Devenue la deuxième puissance économique mondiale en moins de 30 ans, la Chine passe pour le bon élève. Depuis quelques années, les autorités chinoises accompagnent la mutation de l’économie vers le secteur tertiaire, qui équivaut aujourd’hui en pourcentage du PNB à celui des Etats-Unis des années 60. Cette maturité économique permet de tendre vers une société de consommation et change la lecture de ses chiffres macro-économiques. «Il faut aussi regarder le PMI (indice de croissance sectoriel) pour le secteur des services, sorti en février à 54. Le poids des emplois du secteur manufacturier traditionnel décroit, mais c’est en partie voulu», analyse Odile Lange-Broussy.

Certaines actions émergentes sont fortement sous-valorisées
vis-à-vis de leurs pairs des marchés développés.

La Chine accélère aussi son envol technologique, un domaine géostratégique prioritaire. A titre d’exemple, Baidu, le moteur de recherche national, investit massivement dans le domaine de l’intelligence artificielle. «Cela s’inscrit également dans la volonté «made in China» du gouvernement», souligne Odile Lange-Broussy. Rien ne l’arrêtera dans sa course technologique. Pas même la «Trade War».

Malgré l’essor irrésistible des économies émergentes, leur poids dans l’indice mondial MSCI ACWI est de 11%, un pourcentage sous-pondéré sachant que la Chine réalise un cinquième du PIB mondial. Le réajustement ne semble pas entièrement achevé…

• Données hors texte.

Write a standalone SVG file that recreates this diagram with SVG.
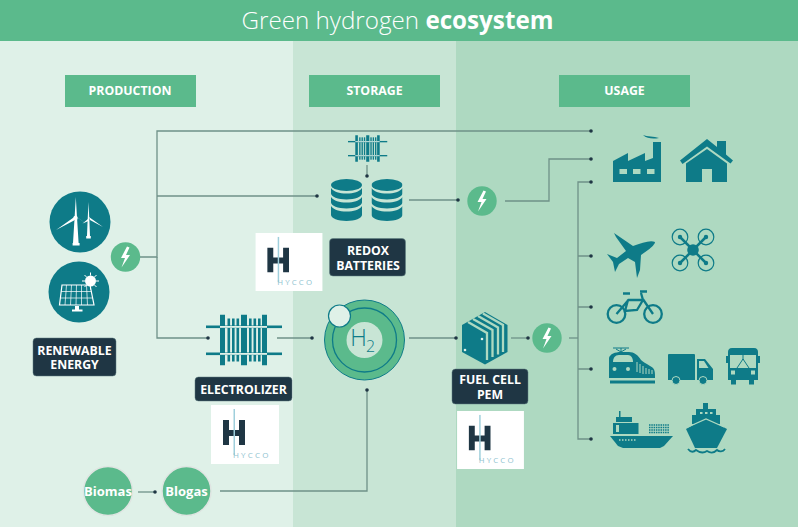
<svg xmlns="http://www.w3.org/2000/svg" width="798" height="527" viewBox="0 0 798 527">
<style>
.c{fill:none;stroke:#6f9188;stroke-width:1.3}
.d{fill:#1f3644}
.t{fill:#0e7b88}
.w{fill:#fff}
.hd{font:700 12.300px "Open Sans",sans-serif;fill:#fff;text-anchor:middle}
.lb{font:700 12.300px "Open Sans",sans-serif;fill:#fff;text-anchor:middle}
.bx{fill:#1f3644;stroke:#5f7f80;stroke-width:.5}
.g{fill:#5bba8c}
.hy{font:400 8px "Open Sans",sans-serif;fill:#8fc3d0;letter-spacing:2.200px}
.bio{font:700 13px "Open Sans",sans-serif;fill:#fff;text-anchor:middle}
.ring{fill:#5bba8c;stroke:#dfe5e2;stroke-width:1.500}
</style>
<defs>
<symbol id="bolt" viewBox="-15 -15 30 30" overflow="visible">
<circle r="14.700" class="g"/>
<path d="M1.500-10.500 L-4.500 1 L-.5 1 L-4 10.500 L4.500-2 L.5-2 L4-9.500Z" class="w"/>
</symbol>
<symbol id="logo" viewBox="0 0 68 59">
<rect width="68" height="59" fill="#fff"/>
<path d="M12 15h6v10h10V15h6v25h-6V31H18v9h-6z" fill="#1f3644"/>
<rect x="22.500" y="4" width="1.500" height="46" fill="#9fcfdc"/>
<text x="22" y="53" class="hy">HYCCO</text>
</symbol>
<symbol id="elec" viewBox="0 0 76 51">
<g class="t">
<rect y="11" width="76" height="2.600"/><rect y="38" width="76" height="2.600"/>
<rect x="14" width="5" height="51"/><rect x="35" width="6" height="51"/><rect x="56" width="5" height="51"/>
<rect x="21.500" y="4" width="2.600" height="43"/><rect x="26" y="4" width="2.600" height="43"/><rect x="30.500" y="4" width="2.600" height="43"/>
<rect x="43" y="4" width="2.600" height="43"/><rect x="47.500" y="4" width="2.600" height="43"/><rect x="52" y="4" width="2.600" height="43"/>
</g>
<g fill="#dff1e8"><rect x="14" y="11.500" width="47" height="1.800"/><rect x="14" y="38.500" width="47" height="1.800"/></g>
</symbol>
<symbol id="db" viewBox="0 0 31 42">
<g class="t">
<ellipse cx="15.500" cy="6" rx="15.500" ry="6"/>
<path d="M0 9c3 4 8 5.500 15.500 5.500S28 13 31 9v5.500c0 3-7 6-15.500 6S0 17.500 0 14.500z"/>
<path d="M0 18c3 4 8 5.500 15.500 5.500S28 22 31 18v5.500c0 3-7 6-15.500 6S0 26.500 0 23.500z"/>
<path d="M0 27c3 4 8 5.500 15.500 5.500S28 31 31 27v9c0 3-7 6-15.500 6S0 39 0 36z"/>
</g>
</symbol>
</defs>

<g id="background">
<rect width="293" height="527" fill="#dff1e8"/>
<rect x="293" width="163" height="527" fill="#c8e5d5"/>
<rect x="456" width="342" height="527" fill="#aed9c1"/>
<rect width="798" height="41" fill="#5bba8c"/>
<text x="397.500" y="29" text-anchor="middle" style="font:300 24.200px 'Open Sans',sans-serif" fill="#fff">Green hydrogen <tspan font-weight="700">ecosystem</tspan></text>
</g>

<g id="headers">
<g id="h-production"><rect x="65" y="75" width="131" height="32" class="g"/><text x="130" y="95" class="hd">PRODUCTION</text></g>
<g id="h-storage"><rect x="309" y="75" width="131" height="32" class="g"/><text x="374.500" y="95" class="hd">STORAGE</text></g>
<g id="h-usage"><rect x="559" y="75" width="131" height="32" class="g"/><text x="624.500" y="95" class="hd">USAGE</text></g>
</g>

<g id="connectors">
<path class="c" d="M140 257H157V131H591"/>
<path class="c" d="M157 196H317"/>
<path class="c" d="M157 257V338H208"/>
<path class="c" d="M277 338H312"/>
<path class="c" d="M367 165V176"/>
<path class="c" d="M409 200H458"/>
<path class="c" d="M505 201H549V159H591"/>
<path class="c" d="M409 338H456"/>
<path class="c" d="M511 338H528"/>
<path class="c" d="M569 338H578"/>
<path class="c" d="M591 182H578V439H591"/>
<path class="c" d="M578 256H591M578 307H591M578 369H591"/>
<path class="c" d="M138 492H155"/>
<path class="c" d="M220 491H367V390"/>
<g class="d">
<circle cx="591" cy="131" r="1.800"/><circle cx="591" cy="159" r="1.800"/><circle cx="591" cy="182" r="1.800"/>
<circle cx="591" cy="256" r="1.800"/><circle cx="591" cy="307" r="1.800"/><circle cx="591" cy="369" r="1.800"/><circle cx="591" cy="439" r="1.800"/>
<circle cx="317" cy="196" r="1.800"/><circle cx="367" cy="176" r="1.800"/><circle cx="458" cy="200" r="1.800"/>
<circle cx="208" cy="338" r="1.800"/><circle cx="312" cy="338" r="1.800"/><circle cx="367" cy="390" r="1.800"/>
<circle cx="456" cy="338" r="1.800"/><circle cx="528" cy="338" r="1.800"/><circle cx="155" cy="492" r="1.800"/>
</g>
</g>

<g id="renewable-energy">
<circle cx="80" cy="222" r="30.500" class="t"/>
<g class="w">
<path d="M73 243l1.500-24 1.300-22 1.300 22 1.500 24h1v2.500h-7V243z"/>
<path d="M75 216.500L56 230l18-9.500zM76 216.500L94 229l-16-11z"/>
<circle cx="75.500" cy="218" r="2.200" fill="#fff"/>
<path d="M87 236l.6-15 .9-19 .9 19 .6 15h.8v2.500h-4.600V236z"/>
<path d="M88 219l-5.500 4.500 6-2.500zM89 217l14 10-13-7z"/>
</g>
<circle cx="79" cy="292" r="30.500" class="t"/>
<path d="M62 285h28l4 20H59.500z" fill="none" stroke="#fff" stroke-width="1.200"/>
<path d="M66.500 285l-1.500 20M71.500 285l-1 20M76.500 285l-.5 20M81.500 285l0 20M86.500 285l1 20M61 291.500h30.500M60.500 298h32" stroke="#fff" stroke-width=".7" fill="none"/>
<path d="M75 306h4v3.500h3.500v2h-10.500v-2H75z" class="w"/>
<circle cx="90.500" cy="281" r="5.500" class="w"/>
<path d="M90.500 272.500v3M90.500 286.500v3M82 281h3M96 281h3M84.500 275l2 2M96.500 275l-2 2M84.500 287l2-2M96.500 287l-2-2" stroke="#fff" stroke-width="1"/>
<rect x="33" y="338" width="83" height="38" rx="3.500" class="bx"/>
<text class="lb"><tspan x="74.500" y="354.500">RENEWABLE</tspan><tspan x="74.500" y="369">ENERGY</tspan></text>
</g>
<g id="bolt-production"><use href="#bolt" x="110.500" y="242" width="30" height="30"/></g>

<g id="electrolizer">
<use href="#elec" x="206" y="314.500" width="76" height="51"/>
<rect x="195" y="377" width="97" height="24" rx="3.500" class="bx"/>
<text x="243.500" y="393.500" class="lb">ELECTROLIZER</text>
</g>
<g id="logo-electrolizer"><use href="#logo" x="211" y="405" width="68" height="59"/></g>

<g id="hydrogen">
<circle cx="364.500" cy="340" r="40" class="g" stroke="#0e7b88" stroke-width="1"/>
<circle cx="364.500" cy="340" r="32" fill="none" stroke="#0e7b88" stroke-width="1.300"/>
<circle cx="364.500" cy="340" r="18" fill="#c8e5d5"/>
<circle cx="339.500" cy="316" r="11" fill="#dff1e8" stroke="#0e7b88" stroke-width="1.200"/>
<text x="358.500" y="346" style="font:300 23px 'Open Sans',sans-serif" fill="#0e7b88" text-anchor="middle">H</text>
<text x="370.500" y="352" style="font:300 16px 'Open Sans',sans-serif" fill="#0e7b88" text-anchor="middle">2</text>
</g>

<g id="redox-batteries">
<use href="#elec" x="348" y="135" width="39.500" height="27"/>
<use href="#db" x="331" y="179" width="31" height="42"/>
<use href="#db" x="371.500" y="179" width="31" height="42"/>
<rect x="329.500" y="238.500" width="76" height="37.500" rx="3.500" class="bx"/>
<text class="lb"><tspan x="368" y="255">REDOX</tspan><tspan x="368" y="270">BATTERIES</tspan></text>
</g>
<g id="logo-redox"><use href="#logo" x="255" y="233" width="68" height="58"/></g>

<g id="bolt-storage"><use href="#bolt" x="467" y="186" width="30" height="30"/></g>

<g id="fuel-cell">
<path d="M485 312l22.500 13v27L485 364.500 462 352v-27z" class="t"/>
<path d="M468 322l19 11v27M473 319l19.500 11v27M478 316l20 11.500v27M483 313.500l20 11.500v27" fill="none" stroke="#aed9c1" stroke-width="2.300"/>
<circle cx="482" cy="339" r="1.300" fill="#dff1e8"/><circle cx="465" cy="350" r="1.300" fill="#dff1e8"/>
<rect x="452" y="369" width="76" height="35" rx="3.500" class="bx"/>
<text class="lb"><tspan x="490" y="384">FUEL CELL</tspan><tspan x="490" y="398.500">PEM</tspan></text>
</g>
<g id="logo-fuelcell"><use href="#logo" x="457" y="411" width="67" height="58"/></g>
<g id="bolt-fuelcell"><use href="#bolt" x="532" y="323" width="30" height="30"/></g>

<g id="biomas">
<circle cx="108" cy="491" r="24.500" class="ring"/>
<text x="108" y="495.500" class="bio">Biomas</text>
</g>
<g id="blogas">
<circle cx="186.500" cy="491" r="24.500" class="ring"/>
<text x="186.500" y="495.500" class="bio">Blogas</text>
</g>

<g id="factory" class="t">
<path d="M613 161L628 153V161L645 153V161L653 158V142H661V182H613z"/>
<path d="M643 135c4 2 11 1 16 3-5 1-12 1-16-3z"/>
<rect x="619.500" y="169" width="7.500" height="5" fill="#aed9c1"/><rect x="633" y="169" width="7.500" height="5" fill="#aed9c1"/><rect x="647" y="169" width="7.500" height="5" fill="#aed9c1"/>
</g>
<g id="house" class="t">
<path d="M680 160.500L707 139l10 8v-6h9v13.500l7 6-2.500 3L707 146.500l-24.500 17.500z"/>
<path d="M686 163.500L707 149l20 14.500V182H712v-13h-10v13h-16z"/>
</g>
<g id="plane" class="t">
<path d="M655 242C650 240 642 243 633 246L614 233L616 237L626 251L617 258L607 254L613 262L615 272L619 264L628 258L635 262L637 278L640 270L641 255L648 250C652 247 655 244 655 242z"/>
</g>
<g id="drone" fill="none" stroke="#0e7b88">
<circle cx="680" cy="237" r="7.800" stroke-width="1.200"/><circle cx="706" cy="237" r="7.800" stroke-width="1.200"/><circle cx="680" cy="263" r="7.800" stroke-width="1.200"/><circle cx="706" cy="263" r="7.800" stroke-width="1.200"/>
<path d="M680 237L706 263M706 237L680 263" stroke-width="2.500"/>
<circle cx="693" cy="250" r="5.800" fill="#0e7b88" stroke="none"/>
<g fill="#0e7b88" stroke="none"><circle cx="680" cy="237" r="2.200"/><circle cx="706" cy="237" r="2.200"/><circle cx="680" cy="263" r="2.200"/><circle cx="706" cy="263" r="2.200"/></g>
</g>
<g id="bicycle" fill="none" stroke="#0e7b88" stroke-width="2.300">
<circle cx="616.500" cy="314" r="8.800"/><circle cx="653" cy="314" r="8.800"/>
<path d="M616.500 314l12-14h15l9.500 14M628 300l-3 11 12-1 6-10M643 300l-2-7M640 291.500h7"/>
<path d="M623 293.500h7" stroke-width="2.500"/>
</g>
<g id="train" class="t">
<path d="M609 358c1-4 6-6 12-6h8c5 0 9 3 12 8 5 4 10 6 12 8 2 2 2 5 2 10h-46z"/>
<rect x="610" y="380.500" width="45" height="3"/>
<path d="M613 348h16M621 348v4M616 349l5 3 5-3" fill="none" stroke="#0e7b88" stroke-width="1"/>
<path d="M613 362c0-4 2-7 6-7h9c3 0 5 3 5 7z" fill="#aed9c1"/>
<circle cx="614.500" cy="369" r="2" fill="#aed9c1"/><circle cx="628" cy="369" r="2" fill="#aed9c1"/>
<path d="M637 362v10M640 364v9M643 366v8M646 368v6M649 369v5M652 370v4" stroke="#aed9c1" stroke-width="1"/>
</g>
<g id="truck" class="t">
<path d="M669 354h25q1 0 1 1v25h-27v-25q0-1 1-1zM697 359h8l8 10v11h-16z"/>
<circle cx="676" cy="380.500" r="4" stroke="#aed9c1"/><circle cx="703" cy="380.500" r="4" stroke="#aed9c1"/>
<path d="M699 361h5l4.500 7H699z" fill="#aed9c1"/>
</g>
<g id="bus" class="t">
<path d="M732 348h22c3 0 4 2 4 4v28h-30v-28c0-2 1-4 4-4z"/>
<rect x="726" y="356" width="2" height="7"/><rect x="758" y="356" width="2" height="7"/>
<path d="M731 380h5v4.500h-5zM749 380h5v4.500h-5z"/>
<path d="M730 355h26v13h-26z" fill="#aed9c1"/>
<path d="M743 359l-6 9M743 359l6 9M743 355v5" stroke="#0e7b88" stroke-width="1" fill="none"/>
<rect x="731" y="370.500" width="4" height="4" fill="#aed9c1"/><rect x="751" y="370.500" width="4" height="4" fill="#aed9c1"/>
</g>
<g id="cargo-ship" class="t">
<path d="M610 436h63l-9 10-4 2h-37l-5-2z"/>
<rect x="613" y="423" width="25.500" height="11"/><rect x="616" y="417" width="16" height="5"/><rect x="619" y="411" width="1.500" height="6"/>
<rect x="616" y="425" width="3" height="7" fill="#aed9c1"/>
<path d="M649 425h20M649 427.500h20M649 430h20M649 432.500h20" stroke="#0e7b88" stroke-width="1.500" stroke-dasharray="1.500 .8" fill="none"/>
<path d="M619 440h18" stroke="#aed9c1" stroke-width="1.300" stroke-dasharray="1.500 1.500"/>
</g>
<g id="cruise-ship" class="t">
<path d="M686 429l20-11 21 11-10 19h-22z"/>
<rect x="692" y="415" width="28" height="9"/><rect x="696" y="409" width="20" height="7"/><rect x="703" y="403" width="5" height="6"/>
<path d="M688 427l18-8 18 8" fill="none" stroke="#aed9c1" stroke-width="1.200"/>
<path d="M688 449c3 4 6 3 8 1 4 3 8 3 11 1 3 2 7 2 10-1 2 2 6 2 8-1" fill="none" stroke="#0e7b88" stroke-width="1.800"/>
<path d="M700 413h2.500M705 413h2.500M710 413h2.500" stroke="#aed9c1" stroke-width="2"/>
</g>
</svg>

FAIRE LA DIFFéRENCE AVEC LE CHOIX DES ACTIONS

Lombard Odier IM construit ses portefeuilles Marchés Emergents autour d’une approche reposant sur trois piliers, qui analyse la durabilité (1) des modèles financiers (rendement économique excédentaire), (2) des pratiques d’entreprise et (3) des modèles d’affaire sur le long terme. Les grandes tendances structurelles – démographie, changement climatique, ressources naturelles, inégalité et révolution numérique, modifieront les économies et les sociétés, rappelle Odile Lange-Broussy. «Les sociétés qui correspondent à nos critères de soutenabilité sont principalement issues des secteurs de la consommation, technologique ou financier. A titre d’exemple, l’assureur AIA, un des trois leaders à Hong-Kong, Singapour et en Thaïlande, a aussi un fort potentiel de croissance en Chine, son deuxième marché. Cette société rentable s’inscrit bien dans la tendance structurelle de réduire les inégalités au sein de la population chinoise grâce à l’accession aux assurances», détaille-t-elle. En Inde, où le taux de diabète atteint près de 10% de la population, le laboratoire d’analyses Dr Lal Pathlab, qui jouit d’un bon ROCE, opère sur un marché dont la croissance annuelle est de 20%. Enfin Tingyi, un distributeur de thé froid et de nouilles instantanées, se taille la part du lion avec 45% des parts du marché chinois, malgré un environnement très concurrentiel.

Enfin, certaines actions émergentes sont fortement sous-valorisées vis-à-vis de leurs pairs des marchés développés. «La société ACE Hardware détient 20% des parts du marché du bricolage en Indonésie, un marché de 250 millions d’habitants, alors que le société USA Home Depot a 20% de son marché domestique, soit environ 320 millions habitants mais sa capitalisation boursière est 140 fois plus petite!», illustre Odile Lange-Broussy. De même, la société chinoise TravelSky, active sur le secteur très porteur du tourisme, similaire à Amadeus (le système espagnol de réservation et gestion des aéroports) couvre 90% du marché chinois et perçoit une commission sur chaque vol: «Son ratio de capitalisation est 4 fois moins élevé qu’Amadeus malgrè un potentiel de développement énorme: moins de 5% des citoyens chinois détiennent déjà un passeport». Enfin, en Inde, un magnifique marché d’avenir, la banque HDFC est spécialisée dans les prêts hypothécaires. «Wells Fargo a une capitalisation 6 fois supérieure alors que le potentiel de développement domestique de HDFC offre d’importantes perspectives», conclut-elle.